Apr 7, 2012 at 8:17 AM
With a new city chicken plan about to be hatched and the Easter holiday just a day away, now could be the perfect time to stop by your local feed store to buy some chicks.
One of the places selling chicks is Farm Supply in Elizabethton.
Predicting to sell around 750 chicks this spring, Aarron Jack, owner of Farm Supply, said it’s not just the Easter season that inspires customers to buy the animals.
“Right now they’re kind of getting to be the cool thing, where a lot of younger people are getting into raising chickens,” Jack said.
Anna Lunsford and her husband, Andrew, were among some of the chick-buying customers at Farm Supply on Friday, walking away with six Rhode Island Red chicks.

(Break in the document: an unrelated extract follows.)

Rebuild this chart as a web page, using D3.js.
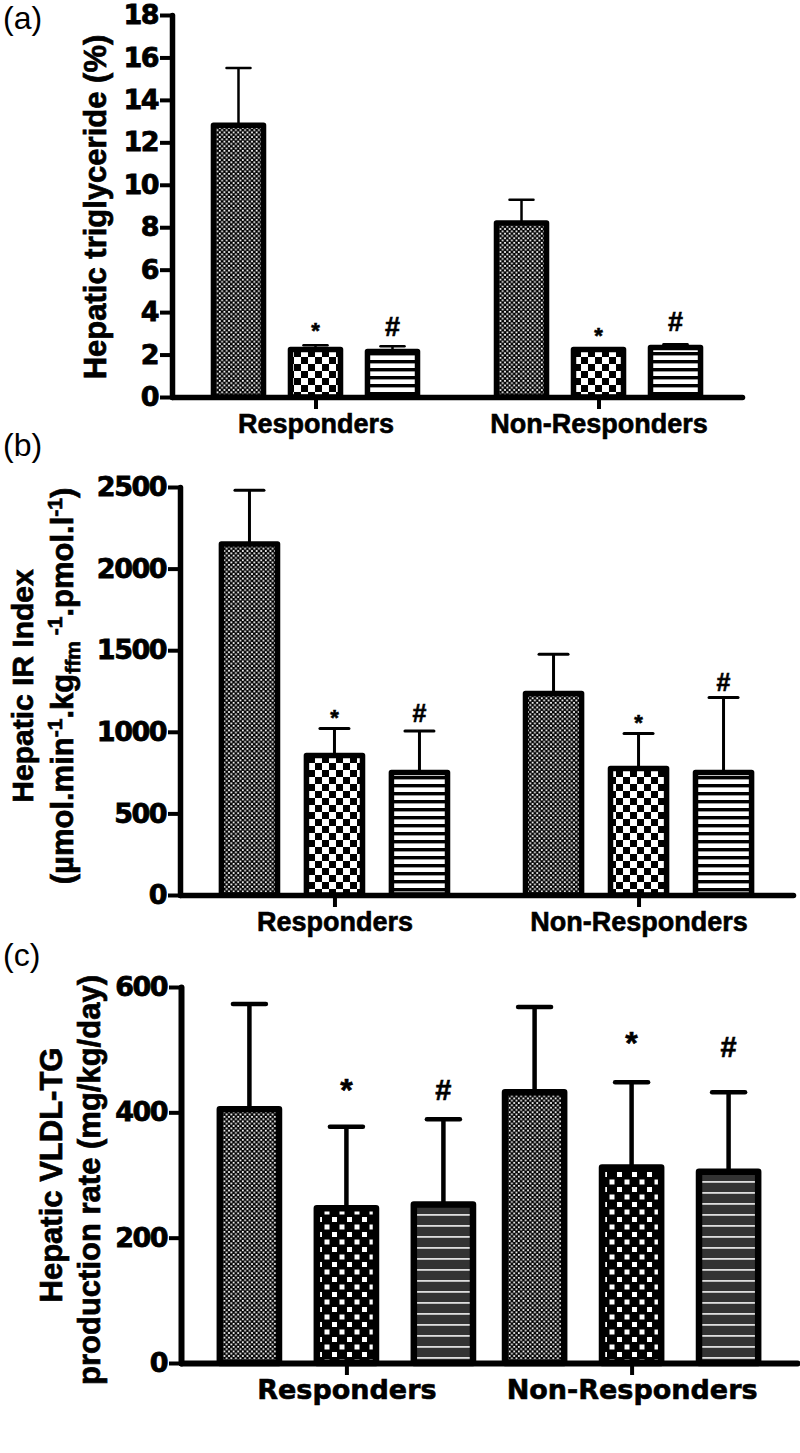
<!DOCTYPE html>
<html>
<head>
<meta charset="utf-8">
<script src="https://cdnjs.cloudflare.com/ajax/libs/d3/7.8.5/d3.min.js"></script>
<style>
  body { margin: 0; background: #fff; }
</style>
</head>
<body>
<div id="chart"></div>
<script>
// categories and series
const groups = ["Responders", "Non-Responders"];

// (a) hepatic triglyceride (%)
const tgMean = [[12.8, 2.24, 2.14], [8.2, 2.24, 2.33]];
const tgErr = [[2.7, 0.2, 0.25], [1.1, 0.06, 0.15]];
const tgSig = [["", "*", "#"], ["", "*", "#"]];
const tgSigAt = [[0, 3.15, 3.3], [0, 2.9, 3.55]];
const tgTicks = [0, 2, 4, 6, 8, 10, 12, 14, 16, 18];

// (b) hepatic IR index
const irMean = [[2150, 855, 750], [1235, 775, 750]];
const irErr = [[330, 165, 255], [240, 215, 460]];
const irSig = [["", "*", "#"], ["", "*", "#"]];
const irSigAt = [[0, 1090, 1115], [0, 1055, 1305]];
const irTicks = [0, 500, 1000, 1500, 2000, 2500];

// (c) hepatic VLDL-TG production rate
const vlMean = [[405, 247, 253], [432, 312, 305]];
const vlErr = [[168, 130, 136], [136, 136, 127]];
const vlSig = [["", "*", "#"], ["", "*", "#"]];
const vlSigAt = [[0, 436, 436], [0, 511, 504]];
const vlTicks = [0, 200, 400, 600];

const svg = d3.select("#chart").append("svg")
    .attr("width", 800)
    .attr("height", 1453);

// fill patterns
const defs = svg.append("defs");

function pattern(id, w, h) {
    return defs.append("pattern")
        .attr("id", id)
        .attr("patternUnits", "userSpaceOnUse")
        .attr("width", w)
        .attr("height", h);
}

let p = pattern("dots", 4.6, 4.6);
p.append("rect").attr("width", 4.6).attr("height", 4.6).attr("fill", "#000");
p.append("rect").attr("x", 0.4).attr("y", 0.4).attr("width", 1.8).attr("height", 1.8).attr("fill", "#fff");
p.append("rect").attr("x", 2.7).attr("y", 2.7).attr("width", 1.8).attr("height", 1.8).attr("fill", "#fff");

p = pattern("check", 14, 14);
p.append("rect").attr("width", 14).attr("height", 14).attr("fill", "#fff");
p.append("rect").attr("width", 7).attr("height", 7).attr("fill", "#000");
p.append("rect").attr("x", 7).attr("y", 7).attr("width", 7).attr("height", 7).attr("fill", "#000");

p = pattern("stripes", 8, 8);
p.append("rect").attr("width", 8).attr("height", 8).attr("fill", "#fff");
p.append("rect").attr("width", 8).attr("height", 3.4).attr("fill", "#000");

p = pattern("checkC", 15, 15);
p.append("rect").attr("width", 15).attr("height", 15).attr("fill", "#000");
p.append("rect").attr("x", 2).attr("y", 2).attr("width", 5).attr("height", 5).attr("fill", "#fff");
p.append("rect").attr("x", 9.5).attr("y", 9.5).attr("width", 5).attr("height", 5).attr("fill", "#fff");

p = pattern("stripesC", 11, 11);
p.append("rect").attr("width", 11).attr("height", 11).attr("fill", "#333");
p.append("rect").attr("y", 4).attr("width", 11).attr("height", 1.8).attr("fill", "#ddd");

const boldFont = "'Liberation Sans', Arial, sans-serif";
const heavyFont = "'DejaVu Sans', sans-serif";

function drawPanel(cfg) {
    const y = d3.scaleLinear().domain(cfg.domain).range(cfg.yRange);
    const gx = d3.scalePoint().domain(groups).range(cfg.xRange).padding(cfg.groupPad);
    const half = cfg.barStep * 1.5;
    const sub = d3.scaleBand().domain([0, 1, 2]).range([-half, half])
        .paddingInner(cfg.barPad).paddingOuter(cfg.barPad / 2);
    const fills = cfg.fills;

    const g = svg.append("g");

    // bars
    groups.forEach((grp, gi) => {
        cfg.mean[gi].forEach((v, i) => {
            const cx = gx(grp) + sub(i) + sub.bandwidth() / 2;
            const top = y(v + cfg.err[gi][i]);
            // error bar
            g.append("line")
                .attr("x1", cx).attr("x2", cx)
                .attr("y1", y(v)).attr("y2", top)
                .attr("stroke", "#000").attr("stroke-width", cfg.errWidth);
            g.append("line")
                .attr("x1", cx - cfg.cap / 2).attr("x2", cx + cfg.cap / 2)
                .attr("y1", top).attr("y2", top)
                .attr("stroke", "#000").attr("stroke-width", cfg.errWidth)
                .attr("stroke-linecap", "round");
            g.append("rect")
                .attr("x", gx(grp) + sub(i))
                .attr("y", y(v))
                .attr("width", sub.bandwidth())
                .attr("height", y(0) - y(v))
                .attr("fill", `url(#${fills[i]})`)
                .attr("stroke", "#000")
                .attr("stroke-width", cfg.barStroke)
                .attr("stroke-linejoin", "round");
            if (cfg.sig[gi][i]) {
                const s = cfg.sig[gi][i];
                g.append("text")
                    .attr("x", cx)
                    .attr("y", y(cfg.sigAt[gi][i]))
                    .attr("text-anchor", "middle")
                    .attr("dominant-baseline", "central")
                    .attr("font-family", boldFont)
                    .attr("font-weight", "bold")
                    .attr("font-size", s === "*" ? cfg.starSize : cfg.hashSize)
                    .attr("stroke", "#000")
                    .attr("stroke-width", 0.6)
                    .text(s);
            }
        });
    });

    // y axis
    const ya = g.append("g")
        .attr("transform", `translate(${cfg.xRange[0]},0)`)
        .call(d3.axisLeft(y).tickValues(cfg.ticks).tickFormat(d3.format("d"))
            .tickSize(12).tickSizeOuter(0).tickPadding(2));
    ya.select(".domain").attr("stroke-width", cfg.axisWidth).attr("stroke-linecap", "round");
    ya.selectAll(".tick line").attr("stroke-width", 4);
    ya.selectAll(".tick text")
        .style("font-family", heavyFont)
        .style("font-weight", "bold")
        .style("font-size", "27px")
        .attr("letter-spacing", "-1.5px")
        .attr("stroke", "#000")
        .attr("stroke-width", 0.8)
        .attr("fill", "#000");

    // x axis
    const xa = g.append("g")
        .attr("transform", `translate(0,${cfg.yRange[0]})`)
        .call(d3.axisBottom(gx).tickSize(12).tickSizeOuter(0).tickPadding(5));
    xa.select(".domain").attr("stroke-width", cfg.axisWidth).attr("stroke-linecap", "round");
    xa.selectAll(".tick line").attr("stroke-width", 4);
    xa.selectAll(".tick text")
        .style("font-family", cfg.catFont)
        .style("font-weight", "bold")
        .style("font-size", cfg.catSize + "px")
        .attr("stroke", "#000")
        .attr("stroke-width", 0.6)
        .attr("fill", "#000");

    // panel letter
    svg.append("text")
        .attr("x", 3)
        .attr("y", cfg.letterY)
        .attr("font-family", boldFont)
        .attr("font-size", 32)
        .text(cfg.letter);
}

drawPanel({
    letter: "(a)", letterY: 29,
    domain: [0, 18], yRange: [397, 15], xRange: [172, 742],
    ticks: tgTicks, mean: tgMean, err: tgErr, sig: tgSig, sigAt: tgSigAt,
    groupPad: 0.507, barStep: 77, barPad: 0.35, barStroke: 5.5, axisWidth: 5.5,
    errWidth: 2.5, cap: 24, starSize: 22, hashSize: 27,
    fills: ["dots", "check", "stripes"], catFont: boldFont, catSize: 27
});

drawPanel({
    letter: "(b)", letterY: 456,
    domain: [0, 2500], yRange: [895, 487], xRange: [180, 793],
    ticks: irTicks, mean: irMean, err: irErr, sig: irSig, sigAt: irSigAt,
    groupPad: 0.508, barStep: 85, barPad: 0.34, barStroke: 5.5, axisWidth: 5.5,
    errWidth: 3, cap: 29, starSize: 22, hashSize: 25,
    fills: ["dots", "check", "stripes"], catFont: boldFont, catSize: 27
});

drawPanel({
    letter: "(c)", letterY: 966,
    domain: [0, 600], yRange: [1363, 987], xRange: [181, 797],
    ticks: vlTicks, mean: vlMean, err: vlErr, sig: vlSig, sigAt: vlSigAt,
    groupPad: 0.58, barStep: 97, barPad: 0.39, barStroke: 6.5, axisWidth: 6,
    errWidth: 4.5, cap: 33, starSize: 32, hashSize: 29,
    fills: ["dots", "checkC", "stripesC"], catFont: heavyFont, catSize: 27
});

// y axis titles
function rotText(x, yc, size) {
    return svg.append("text")
        .attr("transform", `translate(${x},${yc}) rotate(-90)`)
        .attr("text-anchor", "middle")
        .attr("font-family", boldFont)
        .attr("font-weight", "bold")
        .attr("font-size", size)
        .attr("stroke", "#000")
        .attr("stroke-width", 0.7);
}

rotText(106, 207, 31).text("Hepatic triglyceride (%)");

rotText(33, 686, 30).text("Hepatic IR Index");
const unit = rotText(73, 686, 31);
unit.append("tspan").text("(µmol.min");
unit.append("tspan").attr("dy", -11).attr("font-size", 21).text("-1");
unit.append("tspan").attr("dy", 11).text(".kg");
unit.append("tspan").attr("dy", 7).attr("font-size", 21).text("ffm");
unit.append("tspan").attr("dy", -18).attr("font-size", 21).text(" -1");
unit.append("tspan").attr("dy", 11).text(".pmol.l");
unit.append("tspan").attr("dy", -11).attr("font-size", 21).text("-1");
unit.append("tspan").attr("dy", 11).text(")");

rotText(62, 1175, 31).text("Hepatic VLDL-TG");
rotText(100, 1180, 31).text("production rate (mg/kg/day)");
</script>
</body>
</html>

Lunsford said she decided on those particular chicks after seeing the eggs her mother-in-law gets and knowing some friends of hers who have the same breed of chicken.
The Watauga resident said she’s excited to raise the chicks and to have her own supply of eggs.
“We live out in the country, so we have the perfect spot for it,” Lunsford said.
Jack said the chickens are hatched at a farm in Texas and then shipped to the store. Receiving a new variety every week, the store currently has Buff Orpingtons, Barred Rock and Rhode Island Reds available for $2.50 each.
A favorite breed of chicks are the Araucanas that lay colored eggs, Jack said. The Araucanas are not available for purchase this week, but she said they are on their way.
The chicks they sell are 95 percent guaranteed to be females, so customers are most likely not purchasing a rooster instead of a chicken.
When fully grown, most hens will lay an egg a day in season, she said.
Keeping the chicks as pets or for practical use, customers need chicken starter and grower feed, a coop and a warming lamp that can be set at 115 degrees.
“Until they get their adult feathers in, you do need to keep a light on them,” Jack said.
After keeping the chicks under the lamp for four to six weeks, the temperature can slowly be decreased by about three degrees. As for maintenance, she said chicks do a good job of keeping themselves clean and that most coops come with a drop pan that allows for easy coop clean up.
While most of Farm Supply’s customers buy chickens for farm-raised eggs, Jack said chicks are sold to be given as pets.
“Chickens can be very friendly,” Jack said. “If you raise them and handle them, they can be pets.”
Jack said that giving chicks as pets to children is OK as long as they are old enough to handle them, because the animal’s body is extremely fragile.
She said the season for selling the chicks is about six to eight weeks in the springtime.
“There’s a lot of people that will come in that will buy two, especially right now, the week of Easter,” she said. “We have a lot of people that will come in and buy two of them because their kids want them and it’s kind of a fun thing.”
While selling chicks has become a staple in most feed stores, Jack said she hopes to see more customers wanting to buy chicks.
“We kind of hope that next year we see a bigger resurgence, especially with a lot of places allowing them in the city limits,” she said.
Johnson City residents are currently waiting for a new ordinance that would allow chickens to be kept within city limits, but the Johnson City Regional Planning Commission must make amendments to the zoning ordinance first before people living within the city can start keeping chickens.
Jack said the city of Elizabethton does not allow chickens to be kept within city limits, but a lot of her customers do ask if it’s allowed.
“They’re very easy-to-keep animals,” she said. “There’s no disturbance to anybody else if you keep a reasonable amount and keep them like you should.”